The pilot generator is not a thermocouple. A pilot generator produces more current than a T-Couple. The PG (Pilot Generator) will have two wire leads extending out of it and they are attached to the gas control valve.

The pilot must have all blue flames and the PG has to be fully encircled by pilot flames for it to be hot enough to produce enough electrical current (DC Volts) to operate the pressure switch and or flow switch, (all in one part) the gas control valve, etc.

A dirty pilot flame is often the cause of the problem you are describing. Some pilot assemblies are easy to clear and easily accessable. Others not always so but in either case, the pilot assembly cannot be dirty, dusty, rusted, restricted, plugged up etc, etc, etc.

Has to be a clean pilot assembly producing a hot and all blue flame or the pilot assembly will have to be removed, most likely and cleaned out totally. In most cases total pilot assembly has to be removed to ensure it is totally cleaned.

Once that is ensured (pilot assembly cleared and cleaned, all blue pilot flames, full flames around the PG) next step is to test by repeating the process you have already done and explained.

If all the above is done and it all fails to obtain the desired results, next and least expensive attempt to fix the problem is replacement of the PG. They do not last forever, even when recently replaced and especially when the pilot is turned off for extended periods of time.

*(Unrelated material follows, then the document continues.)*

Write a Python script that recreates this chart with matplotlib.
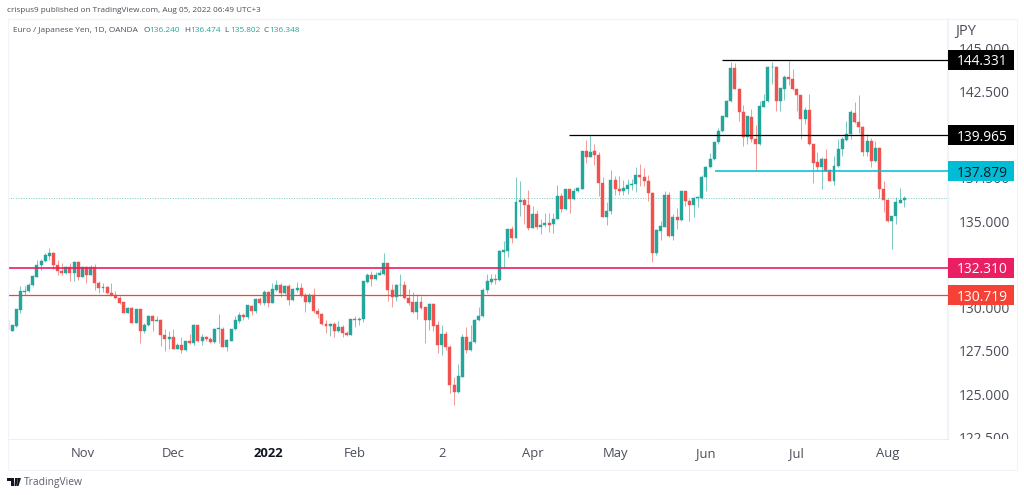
import numpy as np
import matplotlib
matplotlib.use('Agg')
import matplotlib.pyplot as plt
from matplotlib.patches import Rectangle, Polygon
from matplotlib.transforms import Bbox, IdentityTransform

#%% Data (EUR/JPY daily candles)

opens = [
    129.28, 128.66, 128.93, 129.86, 130.90, 130.93, 131.28, 131.78, 132.48, 132.71,
    132.98, 133.17, 132.48, 132.13, 131.97, 132.32, 132.01, 132.63, 131.78, 132.32,
    131.90, 132.36, 131.40, 131.13, 131.20, 130.86, 130.70, 130.55, 130.32, 129.70,
    129.97, 129.12, 129.90, 128.62, 129.01, 129.51, 129.24, 129.28, 128.39, 128.16,
    128.27, 127.62, 127.85, 127.54, 128.04, 127.93, 128.97, 128.08, 128.27, 128.16,
    128.00, 128.78, 128.78, 127.74, 128.08, 128.74, 129.24, 129.58, 129.43, 130.08,
    129.82, 130.51, 130.28, 130.89, 130.28, 131.01, 131.32, 130.82, 131.24, 130.43,
    131.01, 131.13, 130.70, 130.32, 130.70, 129.82, 129.62, 129.04, 128.93, 129.04,
    128.66, 128.89, 128.54, 128.43, 129.33, 129.28, 129.35, 131.47, 131.90, 131.66,
    131.90, 131.93, 132.55, 131.01, 130.62, 131.28, 131.28, 130.55, 130.32, 129.74,
    130.32, 130.01, 129.28, 130.20, 128.97, 127.81, 128.47, 127.73, 125.54, 125.11,
    126.00, 128.31, 127.54, 128.00, 129.28, 129.49, 131.00, 131.49, 131.65, 131.59,
    133.21, 133.29, 134.52, 134.02, 136.10, 136.22, 135.91, 134.60, 135.41, 134.64,
    134.75, 134.87, 134.83, 135.10, 136.45, 135.68, 136.83, 136.25, 136.72, 136.87,
    139.03, 138.72, 139.03, 138.84, 137.22, 135.25, 135.56, 137.37, 136.87, 136.72,
    136.87, 137.10, 137.14, 137.64, 137.56, 137.33, 136.64, 133.13, 134.44, 134.68,
    136.49, 134.13, 135.25, 135.06, 136.72, 136.14, 135.91, 136.33, 136.36, 137.56,
    138.10, 138.56, 139.56, 140.18, 141.03, 141.95, 143.84, 142.64, 141.30, 139.87,
    141.03, 139.72, 139.45, 141.60, 141.95, 143.88, 143.92, 141.95, 142.64, 143.30,
    143.22, 142.61, 142.26, 140.91, 141.41, 139.45, 138.41, 138.14, 138.56, 137.94,
    137.33, 138.17, 139.18, 139.68, 140.06, 141.26, 140.72, 140.45, 138.98, 139.64,
    138.48, 139.25, 136.83, 136.21, 134.98, 135.28, 136.06, 136.24]

closes = [
    128.70, 128.97, 129.90, 130.93, 130.97, 131.32, 131.82, 132.48, 132.71, 133.02,
    133.17, 132.48, 132.13, 131.97, 132.32, 132.01, 132.63, 131.78, 132.32, 131.90,
    132.36, 131.40, 131.13, 131.17, 130.82, 130.70, 130.55, 130.28, 129.70, 129.97,
    129.12, 129.90, 128.62, 129.01, 129.51, 129.24, 129.28, 128.39, 128.16, 128.27,
    127.62, 127.85, 127.54, 128.04, 127.93, 128.97, 128.08, 128.31, 128.16, 128.00,
    128.78, 128.82, 127.74, 128.12, 128.74, 129.28, 129.59, 129.43, 130.12, 129.82,
    130.51, 130.28, 130.89, 130.28, 131.05, 131.32, 130.82, 131.24, 130.43, 131.05,
    131.13, 130.70, 130.32, 130.70, 129.78, 129.62, 129.04, 128.93, 129.04, 128.66,
    128.85, 128.50, 128.43, 129.31, 129.28, 129.35, 131.51, 131.90, 131.66, 131.90,
    132.01, 132.55, 131.01, 130.62, 131.28, 131.32, 130.55, 130.24, 129.74, 130.32,
    129.97, 129.28, 130.20, 128.93, 127.81, 128.47, 127.73, 125.54, 125.11, 126.04,
    128.31, 127.54, 128.00, 129.28, 129.51, 131.03, 131.53, 131.65, 131.61, 133.25,
    133.31, 134.52, 134.02, 136.10, 136.22, 135.91, 134.60, 135.41, 134.64, 134.75,
    134.87, 134.79, 135.14, 136.45, 135.71, 136.83, 136.25, 136.76, 136.91, 139.03,
    138.72, 138.99, 138.80, 137.22, 135.25, 135.56, 137.37, 136.87, 136.72, 136.91,
    137.10, 137.14, 137.64, 137.56, 137.29, 136.60, 133.13, 134.48, 134.71, 136.49,
    134.13, 135.25, 135.06, 136.72, 136.14, 135.91, 136.33, 136.41, 137.56, 138.10,
    138.56, 139.56, 140.18, 141.06, 141.95, 143.84, 142.64, 141.30, 139.87, 141.06,
    139.72, 139.48, 141.64, 141.95, 143.92, 143.92, 141.95, 142.68, 143.30, 143.22,
    142.61, 142.26, 140.91, 141.41, 139.45, 138.37, 138.14, 138.56, 137.91, 137.33,
    138.17, 139.18, 139.72, 140.06, 141.30, 140.72, 140.41, 138.98, 139.64, 138.48,
    139.25, 136.83, 136.21, 134.98, 135.32, 136.09, 136.21, 136.35]

highs = [
    129.28, 129.01, 129.90, 131.24, 131.24, 131.44, 131.86, 132.75, 132.78, 133.13,
    133.44, 133.21, 132.75, 132.59, 132.40, 132.55, 132.67, 132.67, 132.40, 132.40,
    132.44, 132.51, 131.51, 131.40, 131.24, 131.40, 130.97, 130.66, 130.32, 130.01,
    130.05, 129.93, 129.93, 129.08, 129.55, 129.59, 129.51, 129.32, 128.78, 128.62,
    128.78, 127.93, 128.27, 128.08, 128.47, 129.05, 129.01, 128.47, 128.35, 128.31,
    128.82, 129.62, 128.85, 128.16, 128.78, 129.51, 129.74, 129.66, 130.16, 130.16,
    130.55, 130.59, 131.01, 130.97, 131.43, 131.59, 131.43, 131.32, 131.36, 131.13,
    131.47, 131.39, 130.82, 130.82, 131.13, 129.97, 129.66, 129.28, 129.12, 129.16,
    129.24, 128.97, 128.66, 129.35, 129.51, 129.43, 131.55, 132.01, 132.09, 132.05,
    132.17, 133.13, 132.59, 131.36, 131.36, 131.93, 131.51, 131.09, 130.89, 130.78,
    130.66, 130.05, 130.28, 130.24, 129.20, 129.01, 128.62, 127.81, 125.96, 126.73,
    128.47, 128.85, 129.01, 129.31, 130.01, 131.11, 131.92, 131.92, 131.92, 133.33,
    133.87, 134.56, 134.71, 137.53, 137.29, 136.33, 136.79, 135.87, 135.64, 135.10,
    135.45, 135.45, 135.45, 137.10, 136.64, 136.87, 136.87, 136.91, 136.95, 139.07,
    139.68, 139.95, 139.45, 138.99, 137.53, 136.10, 137.95, 137.60, 137.60, 137.37,
    137.41, 137.45, 138.14, 138.30, 138.07, 137.64, 136.68, 134.52, 134.98, 136.76,
    136.68, 135.41, 135.75, 136.76, 136.76, 136.25, 136.37, 136.45, 137.64, 138.21,
    138.95, 139.56, 140.37, 141.10, 141.99, 144.19, 144.11, 142.72, 141.72, 141.06,
    141.45, 140.56, 141.95, 142.34, 143.96, 144.22, 143.96, 142.72, 143.42, 144.26,
    143.80, 142.64, 142.30, 141.60, 142.34, 139.48, 139.02, 138.68, 139.18, 137.98,
    138.75, 139.75, 139.83, 140.76, 141.41, 141.87, 142.26, 140.49, 140.02, 139.79,
    139.64, 139.29, 137.29, 136.25, 135.32, 136.40, 136.90, 136.47]

lows = [
    128.62, 128.62, 128.89, 129.66, 130.70, 130.90, 131.24, 131.74, 132.17, 132.63,
    132.75, 132.24, 131.90, 131.86, 131.94, 131.55, 131.55, 131.59, 131.74, 131.44,
    131.86, 131.01, 130.82, 130.90, 130.78, 130.66, 130.47, 130.20, 129.66, 129.66,
    129.08, 129.08, 127.97, 128.54, 128.93, 128.66, 129.24, 127.77, 127.50, 127.62,
    127.58, 127.58, 127.39, 127.50, 127.89, 127.85, 128.00, 127.81, 128.04, 127.97,
    127.97, 127.97, 127.70, 127.47, 128.04, 128.70, 129.08, 129.28, 129.35, 129.58,
    129.66, 130.12, 130.16, 130.01, 130.24, 130.97, 130.62, 130.78, 130.12, 130.39,
    130.89, 130.62, 129.74, 130.28, 129.70, 129.39, 129.01, 128.54, 128.35, 128.27,
    128.58, 128.27, 128.35, 128.39, 128.85, 129.01, 129.16, 131.43, 131.24, 131.59,
    131.86, 131.86, 130.35, 130.05, 130.39, 130.66, 130.47, 130.12, 129.70, 129.35,
    129.93, 127.93, 128.70, 128.66, 127.35, 127.27, 127.54, 125.08, 124.38, 125.08,
    125.96, 127.35, 127.50, 127.97, 129.24, 129.45, 130.82, 131.38, 131.34, 131.55,
    132.29, 132.94, 133.71, 134.02, 135.29, 134.83, 134.48, 134.60, 134.56, 134.25,
    134.68, 134.37, 134.29, 135.10, 135.52, 135.64, 135.48, 136.22, 136.68, 136.83,
    138.37, 138.68, 138.22, 136.45, 135.25, 134.75, 135.41, 136.49, 136.49, 136.52,
    136.56, 136.79, 136.68, 137.02, 137.02, 136.18, 132.63, 133.06, 133.90, 134.64,
    134.06, 133.90, 134.56, 135.02, 135.87, 134.98, 135.21, 135.79, 136.25, 136.75,
    138.06, 138.52, 139.45, 140.14, 140.99, 141.91, 142.61, 140.76, 139.33, 139.45,
    139.56, 137.87, 139.41, 141.57, 141.91, 142.91, 141.37, 141.37, 141.99, 142.84,
    142.57, 141.37, 139.76, 140.60, 139.41, 137.21, 137.94, 136.86, 137.87, 137.29,
    137.10, 138.14, 138.75, 139.64, 139.72, 140.68, 140.10, 138.75, 138.75, 138.14,
    138.44, 136.33, 135.55, 134.94, 133.40, 134.82, 136.02, 135.80]

month_labels = ['Nov', 'Dec', '2022', 'Feb', '2', 'Apr', 'May', 'Jun', 'Jul', 'Aug']
month_idx = [18, 40, 63, 84, 105, 127, 147, 169, 191, 213]

price_ticks = [122.5, 125, 127.5, 130, 132.5, 135, 137.5, 140, 142.5, 145]

level_prices = [144.331, 139.965, 137.879, 132.310, 130.719]
level_starts = [172.9, 135.8, 171.2, 0, 0]
level_colors = ['#000000', '#000000', '#00bcd4', '#e91e63', '#f44336']
level_widths = [0.9, 0.9, 1.1, 1.2, 0.9]
level_text = ['#ffffff', '#ffffff', '#131722', '#ffffff', '#ffffff']

#%% Setup

W, H = 1024, 495
UP = '#26a69a'
DOWN = '#ef5350'
TEXT = '#4a4e59'
BORDER = '#f0f3fa'
FONT = 'Open Sans'

plt.rcParams['font.family'] = FONT
fig = plt.figure(figsize=(W / 100, H / 100), dpi=100, facecolor='white')
ax = fig.add_axes([7.5 / W, (H - 439) / H, (948 - 7.5) / W, (439 - 19) / H])
ax.set_xlim(-0.12, 227.6)
ax.set_ylim(122.40, 146.68)

for s in ax.spines.values():
    s.set_visible(False)
ax.spines['right'].set_visible(True)
ax.spines['right'].set_color(BORDER)
ax.spines['right'].set_linewidth(1.5)
ax.spines['bottom'].set_visible(True)
ax.spines['bottom'].set_color('#e6e8ee')
ax.spines['bottom'].set_linewidth(0.6)
ax.spines['bottom'].set_linestyle((0, (1, 1.5)))

#%% Candles

idx = np.arange(len(opens))
o = np.array(opens)
c = np.array(closes)
colors = [UP if cl >= op else DOWN for op, cl in zip(o, c)]

ax.vlines(idx, lows, highs, colors=colors, linewidth=0.6, alpha=0.7, zorder=3)
ax.bar(idx, np.abs(c - o), bottom=np.minimum(o, c), width=0.72, color=colors,
       edgecolor=colors, linewidth=0.3, zorder=3)

#%% Horizontal levels

ax.axhline(closes[-1], color=UP, linestyle=(0, (1, 1.6)), linewidth=0.7, alpha=0.6, zorder=2)

for price, start, col, lw in zip(level_prices, level_starts, level_colors, level_widths):
    ax.hlines(price, start, 227.6, colors=col, linewidth=lw, zorder=4)

#%% Axes ticks

ax.yaxis.tick_right()
ax.set_yticks(price_ticks)
ax.set_yticklabels(['%.3f' % p for p in price_ticks])
ax.tick_params(axis='y', length=0, pad=7.5, labelsize=9.9, labelcolor=TEXT)
ax.set_xticks(month_idx)
ax.set_xticklabels(month_labels)
ax.tick_params(axis='x', length=0, pad=6, labelsize=9.4, labelcolor=TEXT)
for lbl in ax.get_xticklabels():
    if lbl.get_text() == '2022':
        lbl.set_fontweight('bold')
        lbl.set_color('#131722')

# price labels get cut at the edge of the scale
clip = Bbox([[948, H - 439], [1016, H - 19]])
for lbl in ax.get_yticklabels():
    lbl.set_clip_on(True)
    lbl.set_clip_box(clip)

#%% Level tags on the price scale

for price, col, tcol in zip(level_prices, level_colors, level_text):
    y0 = ax.transData.transform((0, price))[1]
    ax.add_patch(Rectangle((948, y0 - 10), 65.5, 20, facecolor=col, edgecolor='none',
                           transform=IdentityTransform(), clip_on=False, zorder=8))
    ax.text(982, y0, '%.3f' % price, color=tcol, fontsize=9.9, ha='center',
            va='center_baseline', transform=IdentityTransform(), clip_on=False, zorder=9)

#%% Frame and header texts


def px_text(x, y, s, **kw):
    fig.text(x / W, 1 - y / H, s, va='center', **kw)


fig.add_artist(Rectangle((7.5, H - 470), 1009, 451, facecolor='none', edgecolor=BORDER,
                         linewidth=0.8, transform=IdentityTransform()))

px_text(7, 11, 'crispus9 published on TradingView.com, Aug 05, 2022 06:49 UTC+3',
        fontsize=5.85, color=TEXT)
px_text(13, 30, 'Euro / Japanese Yen, 1D, OANDA', fontsize=5.95, color=TEXT)
header_x = [143, 184, 224, 263]
header_letters = ['O', 'H', 'L', 'C']
header_vals = ['136.240', '136.474', '135.802', '136.348']
for hx, letter, val in zip(header_x, header_letters, header_vals):
    px_text(hx, 30, letter, fontsize=5.95, color=TEXT)
    px_text(hx + 6, 30, val, fontsize=5.95, color=UP)

px_text(955, 31, 'JPY', fontsize=10.5, color=TEXT)
px_text(24, 482, 'TradingView', fontsize=7.4, color='#5d606b')

# small logo
logo_parts = [
    [(7, 478), (14, 478), (14, 486), (11, 486), (11, 481), (7, 481)],
    [(15, 478), (18, 478), (16.5, 486), (14.5, 486)],
    [(18, 478), (21, 478), (18.5, 486), (16.8, 486)],
]
for part in logo_parts:
    pts = [(x, H - y) for x, y in part]
    fig.add_artist(Polygon(pts, closed=True, facecolor='#131722', edgecolor='none',
                           transform=IdentityTransform()))

fig.savefig('out.png', dpi=100, facecolor='white')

In some cases brief time spans.

If a new PG is installed, is installed correctly and the same problem exists, than it is time to suspect the gas control valve and or a possible, but not as likely, an electrical short in the DC voltage system, etc.

If there is a possible short in the gas control valve, remove the part. Take it to any local pool and parts store for testing. Not all of these places test controls but some do and some will while others will not. Check around.

Gas control valves are not repairable, for the most part. A new replacement is likely. Not too expensive but replacing it without knowing if all other systems are okay will not solve the problem either.

A continuity tester is also helpful to test the pressure switch. Pump must be running and gas control valve turned to pilot position or off. This will prevent accidental burner turning on which must not happen while you are that close to an appliance of that btu rating. Danger lurks. Use caution.